Named in honour of esteemed lawyer Ron Castan – best known as the lead barrister in the Mabo case – the Castan Centre is the most dynamic human rights law centre in the Asia Pacific region.
When most people think of human rights they tend to think of the disturbing images of refugees in detention centres and transit camps, large scale events such as genocide and child labour.
However, Professor Joseph argues, the field of human rights is actually much broader than what we've come to associate it with, and has relevance much closer to home than we might think.
For example, the importance of adhering to human rights laws is now recognised – though not always implemented – by businesses worldwide. “Human rights is of increasing importance to businesses in all sectors in all countries,” says Professor Joseph. “The costs of ‘getting it wrong’ are enormous in terms of reputation; it can lead to loss of morale, damaging lawsuits or a loss of investment,” she says.
Another unexpected area of life interacting with human rights principles is professional sport.
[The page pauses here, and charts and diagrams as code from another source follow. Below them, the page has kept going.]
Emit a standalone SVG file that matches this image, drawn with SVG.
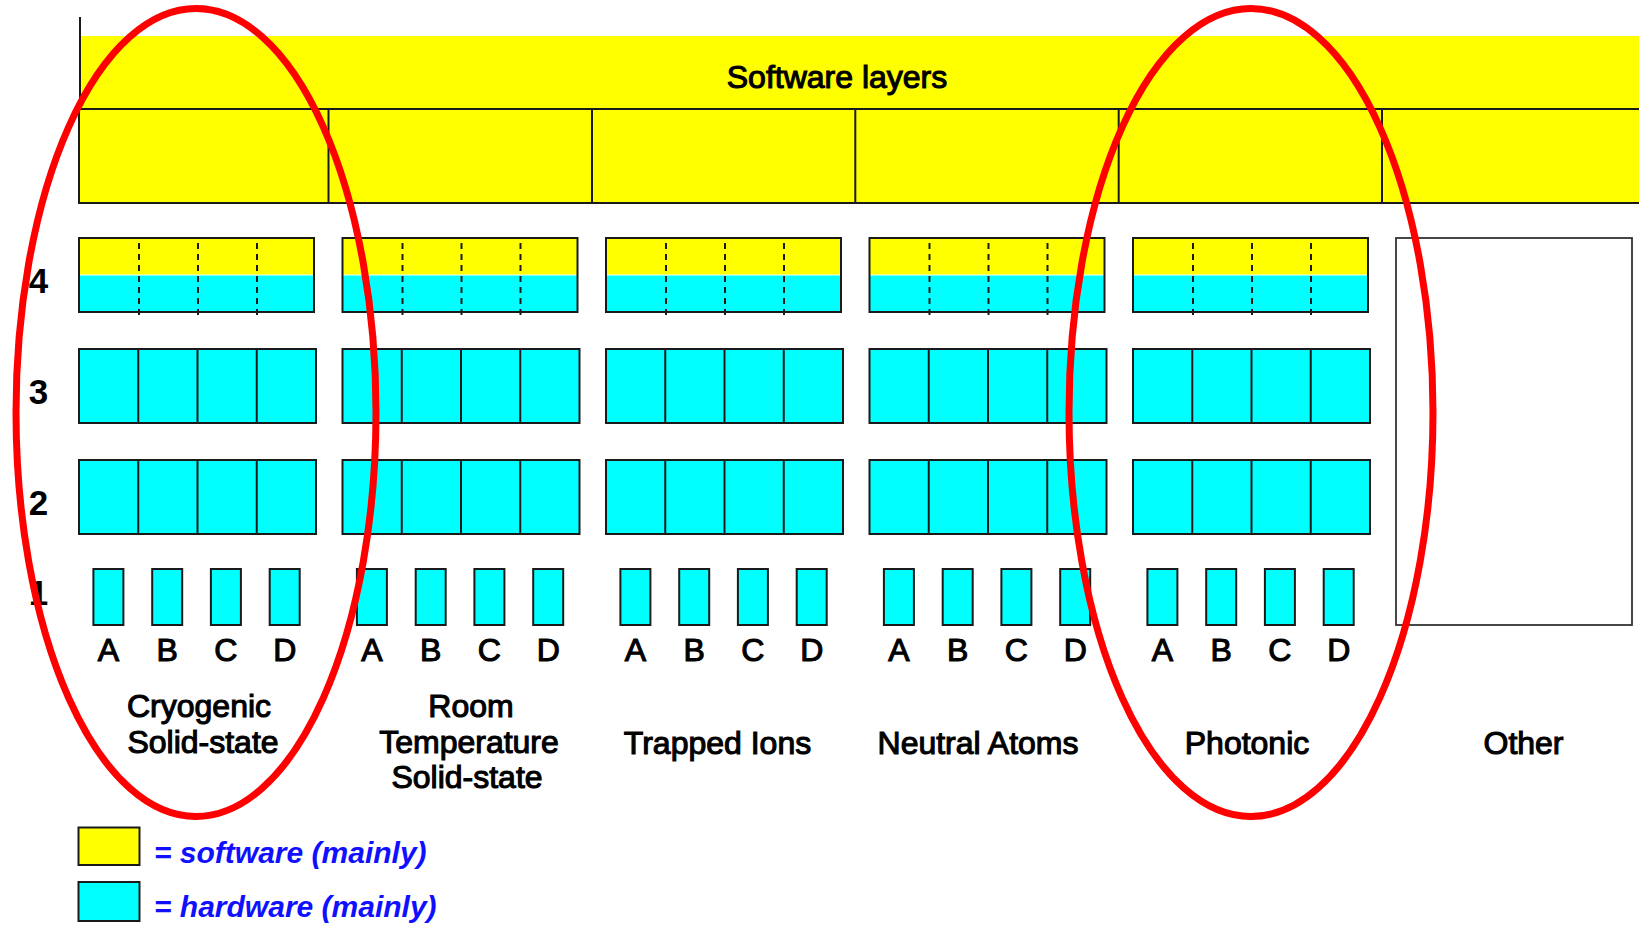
<svg xmlns="http://www.w3.org/2000/svg" width="1639" height="930" viewBox="0 0 1639 930">
<defs>
<style>
.sw{fill:#ffff00}
.hw{fill:#00ffff}
.bd{fill:none;stroke:#1a1a1a;stroke-width:2}
.ln{stroke:#1a1a1a;stroke-width:2;fill:none}
.dash{stroke:#1a1a1a;stroke-width:2;stroke-dasharray:6 5;fill:none}
.hbox{fill:#00ffff;stroke:#1a1a1a;stroke-width:2}
.t{font-family:"Liberation Sans",Arial,sans-serif;font-size:32px;fill:#000;stroke:#000;stroke-width:1.1;text-anchor:middle}
.num{font-family:"Liberation Sans",Arial,sans-serif;font-size:35px;font-weight:bold;fill:#000;text-anchor:middle}
.leg{font-family:"Liberation Sans",Arial,sans-serif;font-size:30px;font-weight:bold;font-style:italic;fill:#1010ff}
.ring{fill:none;stroke:#ff0000;stroke-width:7}
</style>
</defs>
<rect width="1639" height="930" fill="#ffffff"/>

<g id="software-layers">
<rect class="sw" x="80" y="36" width="1570" height="73"/>
<line class="ln" x1="80" y1="17" x2="80" y2="109"/>
<rect class="sw" x="79" y="109" width="1580" height="94"/>
<rect class="bd" x="79" y="109" width="1580" height="94"/>
<line class="ln" x1="328.5" y1="109" x2="328.5" y2="203"/>
<line class="ln" x1="592" y1="109" x2="592" y2="203"/>
<line class="ln" x1="855.3" y1="109" x2="855.3" y2="203"/>
<line class="ln" x1="1118.7" y1="109" x2="1118.7" y2="203"/>
<line class="ln" x1="1382" y1="109" x2="1382" y2="203"/>
<text class="t" x="837" y="88">Software layers</text>
</g>

<g id="layer-numbers">
<text class="num" x="38.5" y="293">4</text>
<text class="num" x="38.5" y="404">3</text>
<text class="num" x="38.5" y="515">2</text>
<text class="num" x="38.5" y="605">1</text>
</g>

<g id="cryogenic">
<rect class="sw" x="79" y="238" width="235" height="36.5"/>
<rect class="hw" x="79" y="275.5" width="235" height="36.5"/>
<rect class="bd" x="79" y="238" width="235" height="74"/>
<line class="dash" x1="139" y1="243" x2="139" y2="315"/>
<line class="dash" x1="198" y1="243" x2="198" y2="315"/>
<line class="dash" x1="257" y1="243" x2="257" y2="315"/>
<rect class="hbox" x="79" y="349" width="237" height="74"/>
<line class="ln" x1="138.25" y1="349" x2="138.25" y2="423"/>
<line class="ln" x1="197.5" y1="349" x2="197.5" y2="423"/>
<line class="ln" x1="256.75" y1="349" x2="256.75" y2="423"/>
<rect class="hbox" x="79" y="460" width="237" height="74"/>
<line class="ln" x1="138.25" y1="460" x2="138.25" y2="534"/>
<line class="ln" x1="197.5" y1="460" x2="197.5" y2="534"/>
<line class="ln" x1="256.75" y1="460" x2="256.75" y2="534"/>
<rect class="hbox" x="93.4" y="569" width="30" height="56"/>
<rect class="hbox" x="152.2" y="569" width="30" height="56"/>
<rect class="hbox" x="210.9" y="569" width="30" height="56"/>
<rect class="hbox" x="269.7" y="569" width="30" height="56"/>
<text class="t" x="108.4" y="661">A</text>
<text class="t" x="167.2" y="661">B</text>
<text class="t" x="225.9" y="661">C</text>
<text class="t" x="284.7" y="661">D</text>
<text class="t" x="199" y="717">Cryogenic</text>
<text class="t" x="203" y="753">Solid-state</text>
</g>

<g id="room-temperature">
<rect class="sw" x="342.5" y="238" width="235" height="36.5"/>
<rect class="hw" x="342.5" y="275.5" width="235" height="36.5"/>
<rect class="bd" x="342.5" y="238" width="235" height="74"/>
<line class="dash" x1="402.5" y1="243" x2="402.5" y2="315"/>
<line class="dash" x1="461.5" y1="243" x2="461.5" y2="315"/>
<line class="dash" x1="520.5" y1="243" x2="520.5" y2="315"/>
<rect class="hbox" x="342.5" y="349" width="237" height="74"/>
<line class="ln" x1="401.75" y1="349" x2="401.75" y2="423"/>
<line class="ln" x1="461" y1="349" x2="461" y2="423"/>
<line class="ln" x1="520.25" y1="349" x2="520.25" y2="423"/>
<rect class="hbox" x="342.5" y="460" width="237" height="74"/>
<line class="ln" x1="401.75" y1="460" x2="401.75" y2="534"/>
<line class="ln" x1="461" y1="460" x2="461" y2="534"/>
<line class="ln" x1="520.25" y1="460" x2="520.25" y2="534"/>
<rect class="hbox" x="356.9" y="569" width="30" height="56"/>
<rect class="hbox" x="415.7" y="569" width="30" height="56"/>
<rect class="hbox" x="474.4" y="569" width="30" height="56"/>
<rect class="hbox" x="533.2" y="569" width="30" height="56"/>
<text class="t" x="371.9" y="661">A</text>
<text class="t" x="430.7" y="661">B</text>
<text class="t" x="489.4" y="661">C</text>
<text class="t" x="548.2" y="661">D</text>
<text class="t" x="471" y="717">Room</text>
<text class="t" x="469" y="753">Temperature</text>
<text class="t" x="467" y="788">Solid-state</text>
</g>

<g id="trapped-ions">
<rect class="sw" x="606" y="238" width="235" height="36.5"/>
<rect class="hw" x="606" y="275.5" width="235" height="36.5"/>
<rect class="bd" x="606" y="238" width="235" height="74"/>
<line class="dash" x1="666" y1="243" x2="666" y2="315"/>
<line class="dash" x1="725" y1="243" x2="725" y2="315"/>
<line class="dash" x1="784" y1="243" x2="784" y2="315"/>
<rect class="hbox" x="606" y="349" width="237" height="74"/>
<line class="ln" x1="665.25" y1="349" x2="665.25" y2="423"/>
<line class="ln" x1="724.5" y1="349" x2="724.5" y2="423"/>
<line class="ln" x1="783.75" y1="349" x2="783.75" y2="423"/>
<rect class="hbox" x="606" y="460" width="237" height="74"/>
<line class="ln" x1="665.25" y1="460" x2="665.25" y2="534"/>
<line class="ln" x1="724.5" y1="460" x2="724.5" y2="534"/>
<line class="ln" x1="783.75" y1="460" x2="783.75" y2="534"/>
<rect class="hbox" x="620.4" y="569" width="30" height="56"/>
<rect class="hbox" x="679.2" y="569" width="30" height="56"/>
<rect class="hbox" x="737.9" y="569" width="30" height="56"/>
<rect class="hbox" x="796.7" y="569" width="30" height="56"/>
<text class="t" x="635.4" y="661">A</text>
<text class="t" x="694.2" y="661">B</text>
<text class="t" x="752.9" y="661">C</text>
<text class="t" x="811.7" y="661">D</text>
<text class="t" x="717.5" y="754">Trapped Ions</text>
</g>

<g id="neutral-atoms">
<rect class="sw" x="869.5" y="238" width="235" height="36.5"/>
<rect class="hw" x="869.5" y="275.5" width="235" height="36.5"/>
<rect class="bd" x="869.5" y="238" width="235" height="74"/>
<line class="dash" x1="929.5" y1="243" x2="929.5" y2="315"/>
<line class="dash" x1="988.5" y1="243" x2="988.5" y2="315"/>
<line class="dash" x1="1047.5" y1="243" x2="1047.5" y2="315"/>
<rect class="hbox" x="869.5" y="349" width="237" height="74"/>
<line class="ln" x1="928.75" y1="349" x2="928.75" y2="423"/>
<line class="ln" x1="988" y1="349" x2="988" y2="423"/>
<line class="ln" x1="1047.25" y1="349" x2="1047.25" y2="423"/>
<rect class="hbox" x="869.5" y="460" width="237" height="74"/>
<line class="ln" x1="928.75" y1="460" x2="928.75" y2="534"/>
<line class="ln" x1="988" y1="460" x2="988" y2="534"/>
<line class="ln" x1="1047.25" y1="460" x2="1047.25" y2="534"/>
<rect class="hbox" x="883.9" y="569" width="30" height="56"/>
<rect class="hbox" x="942.7" y="569" width="30" height="56"/>
<rect class="hbox" x="1001.4" y="569" width="30" height="56"/>
<rect class="hbox" x="1060.2" y="569" width="30" height="56"/>
<text class="t" x="898.9" y="661">A</text>
<text class="t" x="957.7" y="661">B</text>
<text class="t" x="1016.4" y="661">C</text>
<text class="t" x="1075.2" y="661">D</text>
<text class="t" x="978" y="754">Neutral Atoms</text>
</g>

<g id="photonic">
<rect class="sw" x="1133" y="238" width="235" height="36.5"/>
<rect class="hw" x="1133" y="275.5" width="235" height="36.5"/>
<rect class="bd" x="1133" y="238" width="235" height="74"/>
<line class="dash" x1="1193" y1="243" x2="1193" y2="315"/>
<line class="dash" x1="1252" y1="243" x2="1252" y2="315"/>
<line class="dash" x1="1311" y1="243" x2="1311" y2="315"/>
<rect class="hbox" x="1133" y="349" width="237" height="74"/>
<line class="ln" x1="1192.25" y1="349" x2="1192.25" y2="423"/>
<line class="ln" x1="1251.5" y1="349" x2="1251.5" y2="423"/>
<line class="ln" x1="1310.75" y1="349" x2="1310.75" y2="423"/>
<rect class="hbox" x="1133" y="460" width="237" height="74"/>
<line class="ln" x1="1192.25" y1="460" x2="1192.25" y2="534"/>
<line class="ln" x1="1251.5" y1="460" x2="1251.5" y2="534"/>
<line class="ln" x1="1310.75" y1="460" x2="1310.75" y2="534"/>
<rect class="hbox" x="1147.4" y="569" width="30" height="56"/>
<rect class="hbox" x="1206.2" y="569" width="30" height="56"/>
<rect class="hbox" x="1264.9" y="569" width="30" height="56"/>
<rect class="hbox" x="1323.7" y="569" width="30" height="56"/>
<text class="t" x="1162.4" y="661">A</text>
<text class="t" x="1221.2" y="661">B</text>
<text class="t" x="1279.9" y="661">C</text>
<text class="t" x="1338.7" y="661">D</text>
<text class="t" x="1247" y="754">Photonic</text>
</g>

<g id="other">
<rect x="1396" y="238" width="236" height="387" fill="#ffffff" stroke="#333333" stroke-width="1.8"/>
<text class="t" x="1523.5" y="754">Other</text>
</g>

<g id="legend">
<rect x="78.5" y="827.5" width="61" height="37.5" fill="#ffff00" stroke="#1a1a1a" stroke-width="2"/>
<text class="leg" x="154" y="863">= software (mainly)</text>
<rect x="78.5" y="882" width="61" height="39" fill="#00ffff" stroke="#1a1a1a" stroke-width="2"/>
<text class="leg" x="154" y="917">= hardware (mainly)</text>
</g>

<g id="highlights">
<ellipse id="ring-cryogenic" class="ring" cx="196" cy="412.5" rx="180" ry="404"/>
<ellipse id="ring-photonic" class="ring" cx="1251" cy="412.5" rx="182" ry="404"/>
</g>

<g id="connectors"/>
</svg>
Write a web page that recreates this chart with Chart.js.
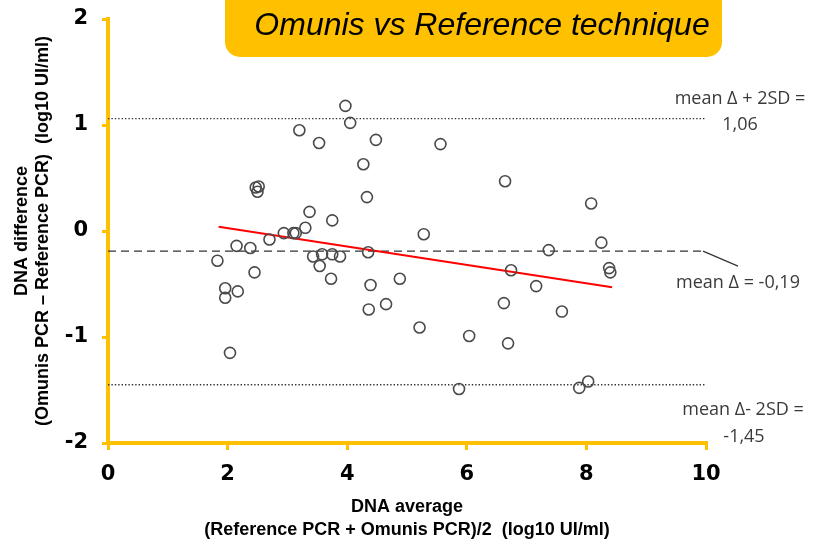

When we view sport anti-doping codes through the prism of human rights laws we see lots of departures from acceptable legal standards, such as mandatory sentencing, strict liability, loss of access to courts and collective punishment. This is the norm for sports people, but it's an outcome that we would find unacceptable in the wider world.
One of Professor Joseph's key interests is to embrace projects that lie outside the traditional remit of academia. Rather than preaching to the converted, she believes that taking the human rights discussion outside the walls of a university and making it real for people will achieve greater influence in the wider world.